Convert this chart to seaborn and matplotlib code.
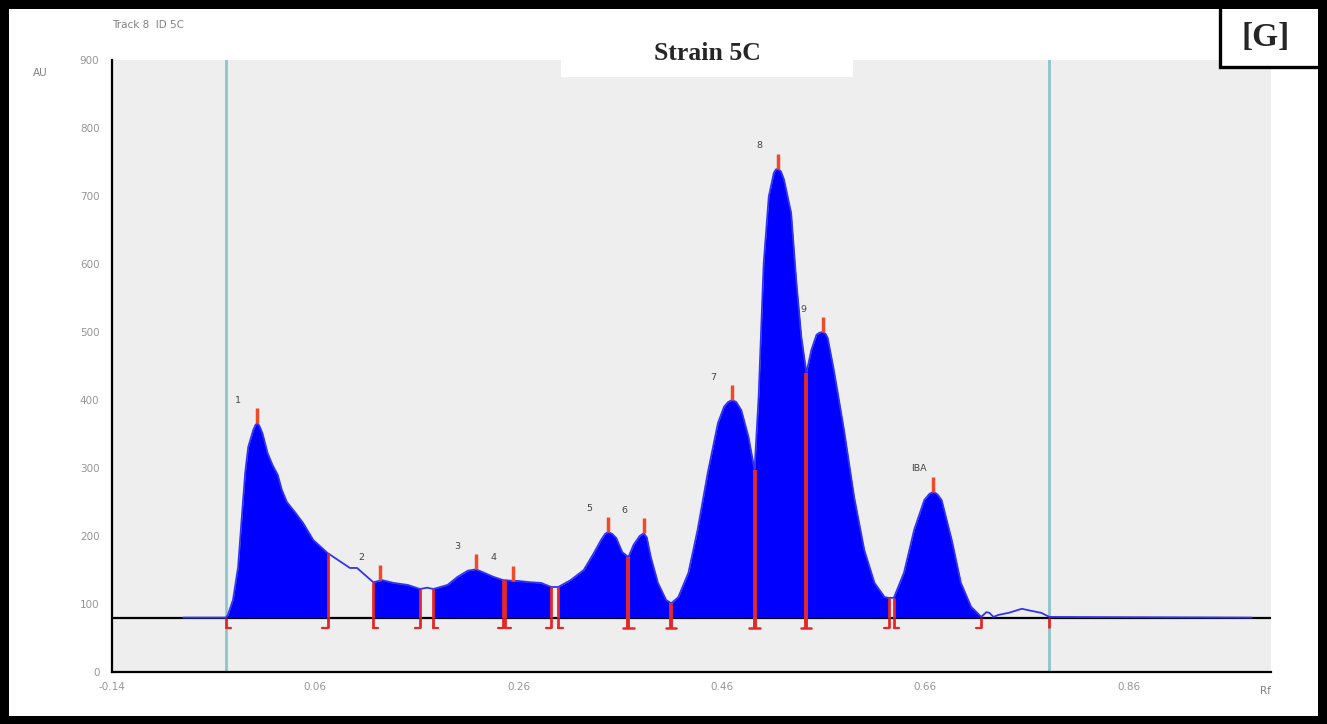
import numpy as np
import pandas as pd
import matplotlib
matplotlib.use("Agg")
import matplotlib.pyplot as plt
import seaborn as sns
from matplotlib.patches import Rectangle

# ---- data ----
rf = [-0.070, -0.028, -0.026, -0.021, -0.016, -0.012, -0.009, -0.006, -0.001, 0.001,
      0.003, 0.005, 0.008, 0.013, 0.018, 0.023, 0.027, 0.032, 0.040, 0.048,
      0.058, 0.072, 0.085, 0.094, 0.101, 0.117, 0.126, 0.137, 0.151, 0.163,
      0.170, 0.176, 0.190, 0.200, 0.210, 0.218, 0.226, 0.235, 0.245, 0.247,
      0.254, 0.259, 0.272, 0.282, 0.292, 0.299, 0.311, 0.324, 0.334, 0.341,
      0.345, 0.348, 0.352, 0.356, 0.362, 0.368, 0.373, 0.379, 0.383, 0.386,
      0.390, 0.397, 0.405, 0.410, 0.417, 0.427, 0.436, 0.446, 0.456, 0.462,
      0.466, 0.470, 0.474, 0.479, 0.486, 0.492, 0.496, 0.501, 0.506, 0.511,
      0.513, 0.515, 0.518, 0.521, 0.528, 0.533, 0.538, 0.543, 0.548, 0.553,
      0.556, 0.559, 0.562, 0.564, 0.570, 0.580, 0.590, 0.600, 0.610, 0.620,
      0.624, 0.629, 0.639, 0.649, 0.659, 0.664, 0.668, 0.672, 0.676, 0.686,
      0.695, 0.705, 0.715, 0.720, 0.723, 0.727, 0.732, 0.742, 0.755, 0.764,
      0.774, 0.782, 0.981]
au = [80, 80, 84, 106, 154, 234, 293, 331, 356, 363,
      366, 362, 351, 322, 304, 290, 268, 250, 235, 219,
      194, 175, 162, 153, 153, 132, 135, 131, 128, 122,
      124, 122, 128, 140, 149, 151, 146, 140, 135, 135,
      134, 134, 132, 131, 125, 125, 135, 150, 175, 194,
      203, 206, 203, 197, 176, 169, 187, 200, 204, 198,
      169, 131, 106, 101, 110, 146, 209, 293, 366, 390,
      397, 400, 397, 385, 346, 297, 404, 601, 699, 734,
      739, 740, 736, 724, 675, 576, 493, 440, 474, 496,
      499, 500, 497, 491, 444, 356, 257, 179, 131, 110,
      109, 109, 146, 209, 253, 262, 265, 261, 253, 194,
      131, 96, 81, 88, 87, 81, 84, 87, 93, 90,
      87, 81, 80]

baseline_au = 80

peak_labels = ["1", "2", "3", "4", "5", "6", "7", "8", "9", "IBA"]
peak_rf = [0.003, 0.124, 0.218, 0.254, 0.348, 0.383, 0.470, 0.515, 0.559, 0.668]
peak_au = [366, 135, 151, 134, 206, 204, 400, 740, 500, 265]

seg_start = [-0.028, 0.117, 0.176, 0.247, 0.299, 0.368, 0.410, 0.492, 0.543, 0.629]
seg_end = [0.072, 0.163, 0.245, 0.292, 0.368, 0.410, 0.492, 0.543, 0.624, 0.715]

marker_rf = [-0.028, 0.072, 0.117, 0.163, 0.176, 0.245, 0.247, 0.292, 0.299,
             0.368, 0.410, 0.492, 0.543, 0.624, 0.629, 0.715, 0.782]
marker_kind = ["L", "R", "L", "R", "L", "R", "L", "R", "L",
               "B", "B", "B", "B", "R", "L", "R", "S"]

window_rf = [-0.028, 0.782]

x_ticks = [-0.14, 0.06, 0.26, 0.46, 0.66, 0.86]
x_tick_labels = ["-0.14", "0.06", "0.26", "0.46", "0.66", "0.86"]
y_ticks = [0, 100, 200, 300, 400, 500, 600, 700, 800, 900]
y_tick_labels = [str(v) for v in y_ticks]

# ---- drawing ----
sns.set_theme(style="white")
plt.rcParams['font.family'] = ['DejaVu Sans']

W, H = 1327, 724
fig = plt.figure(figsize=(W / 100, H / 100), dpi=100)
fig.patch.set_facecolor("white")
ax = fig.add_axes([112 / W, 52 / H, (1271 - 112) / W, (672 - 60) / H])
ax.set_facecolor("#eeeeee")
ax.set_xlim(-0.14, 1.0)
ax.set_ylim(0, 900)

for s in ["top", "right"]:
    ax.spines[s].set_visible(False)
for s in ["left", "bottom"]:
    ax.spines[s].set_color("black")
    ax.spines[s].set_linewidth(1.6)

ax.set_xticks(x_ticks)
ax.set_xticklabels(x_tick_labels)
ax.set_yticks(y_ticks)
ax.set_yticklabels(y_tick_labels)
ax.tick_params(axis="both", direction="out", length=5, width=1.2, color="black",
               labelcolor="#959595", labelsize=7.5, pad=4)
ax.tick_params(axis="x", length=3)

rf_arr = np.array(rf)
au_arr = np.array(au)

# window lines
for w in window_rf:
    ax.axvline(w, color="#8cc4c8", lw=2.0, zorder=1.5)

# baseline
ax.axhline(baseline_au, color="black", lw=1.6, zorder=2)

# fill of integrated peaks
for a, b in zip(seg_start, seg_end):
    m = (rf_arr >= a - 1e-9) & (rf_arr <= b + 1e-9)
    ax.fill_between(rf_arr[m], baseline_au, au_arr[m], color="#0000ff", lw=0, zorder=2.5)

# trace
df = pd.DataFrame({"Rf": rf, "AU": au})
sns.lineplot(data=df, x="Rf", y="AU", ax=ax, color="#3434f0", lw=1.3,
             sort=False, estimator=None, zorder=3)
ax.set_xlabel("")
ax.set_ylabel("")

# red boundary markers
red = "#e42828"
foot = 0.005
low = baseline_au - 15
for x, k in zip(marker_rf, marker_kind):
    ytop = float(np.interp(x, rf_arr, au_arr))
    lw = 2.8 if k == "B" else 2.0
    if ytop > baseline_au + 1:
        ax.plot([x, x], [baseline_au, ytop], color=red, lw=lw, zorder=5,
                solid_capstyle="butt")
    ax.plot([x, x], [baseline_au, low], color=red, lw=lw, zorder=5, solid_capstyle="butt")
    if k == "L":
        ax.plot([x, x + foot], [low, low], color=red, lw=1.6, zorder=5)
    elif k == "R":
        ax.plot([x - foot, x], [low, low], color=red, lw=1.6, zorder=5)
    elif k == "B":
        ax.plot([x - foot, x + foot], [low, low], color=red, lw=1.8, zorder=5)

# peak apex ticks and labels
for lbl, px, pa in zip(peak_labels, peak_rf, peak_au):
    ax.plot([px, px], [pa, pa + 22], color="#f04a2a", lw=2.5, zorder=5,
            solid_capstyle="butt")
    ax.annotate(lbl, (px, pa), xytext=(-22 * 0.72, 23 * 0.72), textcoords="offset points",
                ha="left", va="center", fontsize=6.8, color="#444444", zorder=6)

# text around axes
fig.text(112 / W, 1 - 25 / H, "Track 8  ID 5C", fontsize=7.5, color="#808080",
         ha="left", va="center")
fig.text(40 / W, 1 - 73 / H, "AU", fontsize=7.5, color="#808080", ha="center", va="center")
fig.text(1265 / W, 1 - 691 / H, "Rf", fontsize=7.5, color="#808080", ha="center", va="center")

# title box
fig.add_artist(Rectangle((561 / W, 1 - 77 / H), 292 / W, 37 / H, transform=fig.transFigure,
                         facecolor="white", edgecolor="none", zorder=10))
fig.text(707 / W, 1 - 53 / H, "Strain 5C", fontsize=18.5, fontweight="bold",
         family=["Liberation Serif", "DejaVu Serif"], ha="center", va="center", zorder=11)

# [G] box
fig.add_artist(Rectangle((1220 / W, 1 - 67 / H), 107 / W, 67 / H, transform=fig.transFigure,
                         facecolor="white", edgecolor="black", lw=2.4, zorder=10))
fig.text(1266 / W, 1 - 38 / H, "[G]", fontsize=24, fontweight="bold",
         family=["Liberation Serif", "DejaVu Serif"], ha="center", va="center", zorder=11)

# outer black frame
for (x0, y0, w, h) in [(0, 0, 9, H), (W - 9, 0, 9, H), (0, H - 9, W, 9), (0, 0, W, 8)]:
    fig.add_artist(Rectangle((x0 / W, y0 / H), w / W, h / H, transform=fig.transFigure,
                             facecolor="black", edgecolor="none", zorder=12))

fig.savefig("out.png", dpi=100)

» Exercise instructions
What count of lines in the listing contain the word "matplotlib"? Reply with the number only.

» Exercise response
5